Friday 18 September 2015

Scientists create human sperm in a lab


Scientists create human sperm in a lab
On Thursday the team hailed their technique as a step towards solving male infertility, but admitted it would take several years before the “quality” of the sperm will be confirmed.
The method, patented in June, took 20 years to refine, said the researchers from Kallistem biotech company in Lyon, east France.

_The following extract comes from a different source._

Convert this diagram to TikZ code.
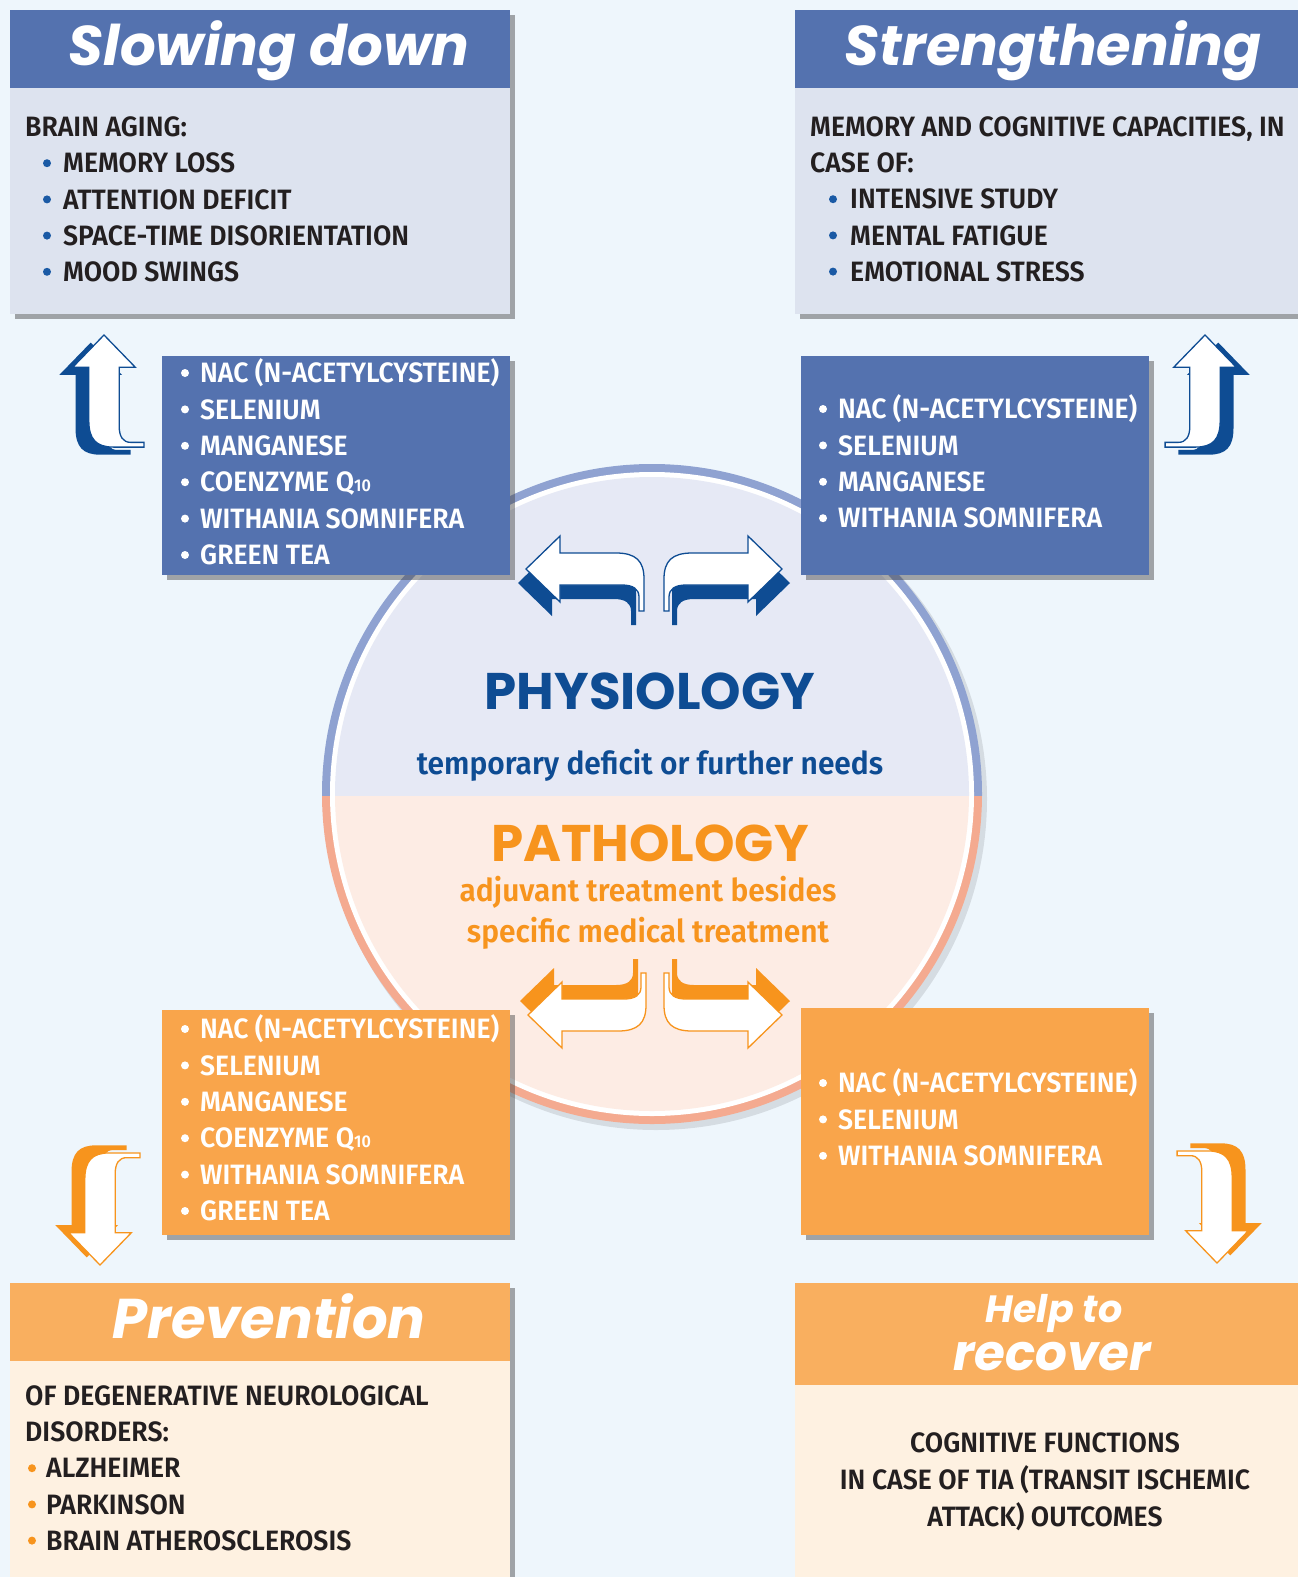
\documentclass[tikz,border=0pt]{standalone}
\usepackage{fontspec}
\setmainfont{Fira Sans}
\newfontfamily\bodyfont{Fira Sans}[UprightFont=* SemiBold, FakeStretch=0.95]
\newfontfamily\titlefont{Poppins}[UprightFont=* Bold, ItalicFont=* Bold Italic]
\usetikzlibrary{shadows, positioning, calc}

\definecolor{bgblue}{HTML}{EEF6FC}
\definecolor{headblue}{HTML}{5472AF}
\definecolor{paleblue}{HTML}{DDE3EF}
\definecolor{deepblue}{HTML}{0E4C93}
\definecolor{dotblue}{HTML}{1A5AA5}
\definecolor{headorange}{HTML}{F9AF5F}
\definecolor{boxorange}{HTML}{F9A54B}
\definecolor{paleorange}{HTML}{FEF1E1}
\definecolor{deeporange}{HTML}{F7941D}
\definecolor{ringblue}{HTML}{8FA2D1}
\definecolor{ringsalmon}{HTML}{F4AA90}
\definecolor{physfill}{HTML}{E6E9F5}
\definecolor{pathfill}{HTML}{FDECE4}
\definecolor{textdark}{HTML}{231F20}

% bent 3d arrow, tip at the origin, pointing left, tail bending down
\newcommand{\arrowpath}{(0,0) -- (34,-33) -- (34,-16) -- (90,-16)
  .. controls (110,-16) and (118,-8) .. (118,10) -- (118,42) -- (113,42) -- (113,28)
  .. controls (113,20) and (107,16) .. (96,16) -- (34,16) -- (34,33) -- cycle}
\newcommand{\bentarrow}[3]{%
  \begin{scope}[#1]
    \fill[#2, shift={#3}] \arrowpath;
    \filldraw[fill=white, draw=#2, line width=1.3pt] \arrowpath;
  \end{scope}}
\newcommand{\qten}{Q{\fontsize{17}{17}\selectfont 10}}

\begin{document}
\begin{tikzpicture}[x=1pt, y=-1pt,
  panel/.style 2 args={anchor=north west, inner sep=0pt, outer sep=0pt, minimum width=#1, minimum height=#2},
  boxshadow/.style={drop shadow={shadow xshift=5pt, shadow yshift=-5pt, fill=black!75, opacity=.45}},
  headtitle/.style={font=\titlefont\itshape\fontsize{56}{60}\selectfont, text=white, inner sep=0pt, anchor=base},
  listtext/.style={font=\bodyfont\fontsize{28}{32}\selectfont, text=textdark, anchor=west, inner sep=0pt, text height=19.5pt, text depth=0pt},
  onbox/.style={listtext, text=white},
  bigword/.style={font=\titlefont\fontsize{51.5}{52}\selectfont, inner sep=0pt, anchor=base},
  subword/.style={font=\bodyfont\fontsize{31.5}{36}\selectfont, inner sep=0pt, anchor=base}]

\clip (0,0) rectangle (1298,1577);
\fill[bgblue] (0,0) rectangle (1298,1577);

% central circle
\coordinate (cc) at (652,794);
\fill[black, opacity=.1] (656,799) circle (331);
\begin{scope}
  \clip (300,440) rectangle (1000,796);
  \fill[ringblue] (cc) circle (330);
  \fill[white] (cc) circle (322);
  \fill[physfill] (cc) circle (317);
\end{scope}
\begin{scope}
  \clip (300,796) rectangle (1000,1140);
  \fill[ringsalmon] (cc) circle (330);
  \fill[white] (cc) circle (322);
  \fill[pathfill] (cc) circle (317);
\end{scope}

% corner panels
\node[panel={500}{304}, fill=paleblue, boxshadow] (sdbox) at (10,10) {};
\node[panel={500}{78}, fill=headblue] (sdhead) at (10,10) {};
\node[headtitle] (sdtitle) at (269,65) {Slowing down};

\node[panel={503}{304}, fill=paleblue, boxshadow] (stbox) at (795,10) {};
\node[panel={503}{78}, fill=headblue] (sthead) at (795,10) {};
\node[headtitle] (sttitle) at (1053,65) {Strengthening};

\node[panel={500}{310}, fill=paleorange, boxshadow] (prbox) at (10,1283) {};
\node[panel={500}{78}, fill=headorange] (prhead) at (10,1283) {};
\node[headtitle] (prtitle) at (269,1338) {Prevention};

\node[panel={503}{310}, fill=paleorange, boxshadow] (rcbox) at (795,1283) {};
\node[panel={503}{102}, fill=headorange] (rchead) at (795,1283) {};
\node[headtitle, font=\titlefont\itshape\fontsize{38}{40}\selectfont] (rctitlea) at (1054,1322) {Help to};
\node[headtitle, font=\titlefont\itshape\fontsize{50}{54}\selectfont] (rctitleb) at (1052,1370) {recover};

% corner panel texts
\node[listtext] (sdlead) at (25,127) {BRAIN AGING:};
\foreach \txt [count=\i] in {MEMORY LOSS, ATTENTION DEFICIT, SPACE-TIME DISORIENTATION, MOOD SWINGS}{
  \fill[dotblue] (47,127+36.2*\i) circle (4);
  \node[listtext] (sd\i) at (63,127+36.2*\i) {\txt};
}
\node[listtext] (stlead) at (810,127) {MEMORY AND COGNITIVE CAPACITIES, IN};
\node[listtext] (stleadb) at (810,163) {CASE OF:};
\foreach \txt [count=\i] in {INTENSIVE STUDY, MENTAL FATIGUE, EMOTIONAL STRESS}{
  \fill[dotblue] (833,163+36.2*\i) circle (4);
  \node[listtext] (st\i) at (850,163+36.2*\i) {\txt};
}
\node[listtext] (prlead) at (25,1396) {OF DEGENERATIVE NEUROLOGICAL};
\node[listtext] (prleadb) at (25,1432) {DISORDERS:};
\foreach \txt [count=\i] in {ALZHEIMER, PARKINSON, BRAIN ATHEROSCLEROSIS}{
  \fill[deeporange] (32,1432+36.2*\i) circle (4);
  \node[listtext] (pr\i) at (46,1432+36.2*\i) {\txt};
}
\node[listtext, anchor=center] (rc1) at (1045,1443) {COGNITIVE FUNCTIONS};
\node[listtext, anchor=center] (rc2) at (1045,1480) {IN CASE OF TIA (TRANSIT ISCHEMIC};
\node[listtext, anchor=center] (rc3) at (1045,1517) {ATTACK) OUTCOMES};

% supplement panels
\node[panel={348}{219}, fill=headblue, boxshadow] (tlmid) at (162,356) {};
\node[panel={348}{219}, fill=headblue, boxshadow] (trmid) at (801,356) {};
\node[panel={348}{225}, fill=boxorange, boxshadow] (blmid) at (162,1010) {};
\node[panel={348}{227}, fill=boxorange, boxshadow] (brmid) at (801,1008) {};

\foreach \txt [count=\i] in {NAC (N-ACETYLCYSTEINE), SELENIUM, MANGANESE, COENZYME \qten, WITHANIA SOMNIFERA, GREEN TEA}{
  \fill[white] (185,336.6+36.4*\i) circle (4);
  \node[onbox] (tl\i) at (200,336.6+36.4*\i) {\txt};
  \fill[white] (185,992.6+36.4*\i) circle (4);
  \node[onbox] (bl\i) at (200,992.6+36.4*\i) {\txt};
}
\foreach \txt [count=\i] in {NAC (N-ACETYLCYSTEINE), SELENIUM, MANGANESE, WITHANIA SOMNIFERA}{
  \fill[white] (823,372.6+36.4*\i) circle (4);
  \node[onbox] (tr\i) at (838,372.6+36.4*\i) {\txt};
}
\foreach \txt [count=\i] in {NAC (N-ACETYLCYSTEINE), SELENIUM, WITHANIA SOMNIFERA}{
  \fill[white] (823,1046.6+36.4*\i) circle (4);
  \node[onbox] (br\i) at (838,1046.6+36.4*\i) {\txt};
}

% circle texts
\node[bigword, text=deepblue] (physio) at (650,709) {PHYSIOLOGY};
\node[subword, text=deepblue] (physub) at (650,774) {temporary deficit or further needs};
\node[bigword, text=deeporange] (patho) at (650,861) {PATHOLOGY};
\node[subword, text=deeporange] (pathsuba) at (648,901) {adjuvant treatment besides};
\node[subword, text=deeporange] (pathsubb) at (648,942) {specific medical treatment};

% arrows round the circle
\bentarrow{shift={(526,569)}}{deepblue}{(-8,14)}
\bentarrow{shift={(782,569)}, xscale=-1}{deepblue}{(-8,14)}
\bentarrow{shift={(528,1015)}, yscale=-1}{deeporange}{(-8,14)}
\bentarrow{shift={(782,1015)}, xscale=-1, yscale=-1}{deeporange}{(-8,14)}

% arrows to the corner panels
\bentarrow{shift={(104,335)}, rotate=90, xscale=-1, scale=.95}{deepblue}{(8,-14)}
\bentarrow{shift={(1205,335)}, rotate=-90, scale=.95}{deepblue}{(8,-14)}
\bentarrow{shift={(100,1265)}, rotate=90, scale=.95}{deeporange}{(8,-14)}
\bentarrow{shift={(1217,1263)}, rotate=-90, xscale=-1, scale=.95}{deeporange}{(8,-14)}

\end{tikzpicture}
\end{document}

It involved recreating, outside the human body, the fluid in which seminiferous tubules — the tiny structures where sperm cells are formed in the male testes — can survive.
They used it to coax rat, monkey and then human sperm cells from spermatogonia, immature cells that become eggs or sperm. The process is complex, and takes about 72 hours.
The sperm are “morphologically normal” (normal-looking), the researchers said. It is not known whether the tiny cells are up to the job of creating babies.
The next step, the team said, is to try and give life to rats with rat sperm created using the method.
“We must see if the baby rats are normal, whether they are able to reproduce,” project member Philippe Durand told journalists in Lyon.
Then there will be a battery of tests with the lab-manufactured human sperm, to compare it to ordinary sperm, and finally clinical trials.
The work has not yet been validated through publication in a peer-reviewed science journal.
But the team said in a statement their work “opens the way for therapeutic avenues that have been eagerly awaited by clinicians for many years.” “From a testicular biopsy in these infertile men, the scientists will be able to obtain spermatozoa in vitro,” said the statement.
However, Nathalie Rives, an infertility expert from Rouen in northern France, cautioned: “We are not there yet”.
“Before this technique can find any practical application, it must be proven to work with (cells) from the testes of prepubescent boys and men who have trouble generating sperm,” she told AFP.
In August 2011, scientists in Kyoto said they had successfully coaxed sperm cells from mouse embryonic stem cells.